The campaign had encountered much resistance in certain quarters where it was argued against it that there have been failures to live up to the Five Year Plan’s schedule not only on the “coal front” but also on other “fronts,” and if young Jews are to be enlisted for all the “fronts” there will not be enough of them to go round, and it will only mean the disruption of the work of the Comzet. It was also claimed that the young Jews are incapable of the physical work demanded in the coal mines.

All of these arguments, however, were declared to be opportunistic at a special conference held to consider the question, and the Jewish enlistment campaign was approved.

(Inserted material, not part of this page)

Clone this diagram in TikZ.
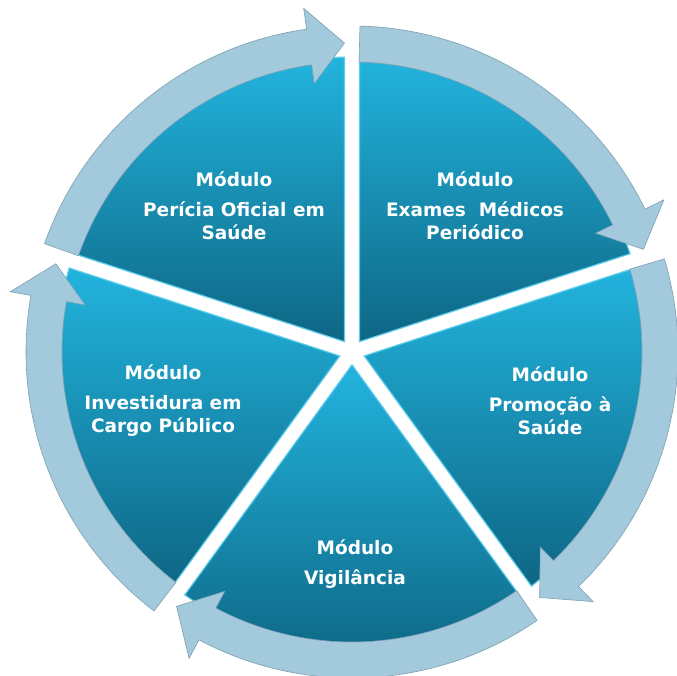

Among the economic and social organizations that are participating in the campaign is the Young Communist League which instructed its branches throughout the Union to include at least 1,000 young Jewish Communists among the 15,000 young Communists who are to be mobilized for the work in the coal mines of the Donetz Basin.

This 1,000 will be counted as part of the 3,000 young Jews who are to be mobilized among the entire Jewish working class youth. Party discipline will make it an easy matter to obtain the 1,000 young Jewish Communists, it is pointed out, but it is less likely that the 2,000 non-Communist Jews will be found to agree voluntarily to go into the coal mines, both because of the hard physical labor entailed, and also because of the hard conditions of life to which the new-comers in the coal mines must submit.

Instructions are being sent to the workers of the coal miners’ unions in the Donetz Basin that they are to give a friendly reception to the Jewish youths arriving in the coal mines, the administrator of the All-Ukrainian Miners’ Union announced. This assurance is regarded as of great importance because there have been cases of new Jewish arrivals in the coal mines being met with hostility by the non-Jewish workers. In some instances there has even been undisguised anti-Semitic agitation aiming to force the Jewish youths out of the mines, and many young Jews who went into the mines have actually left on this account.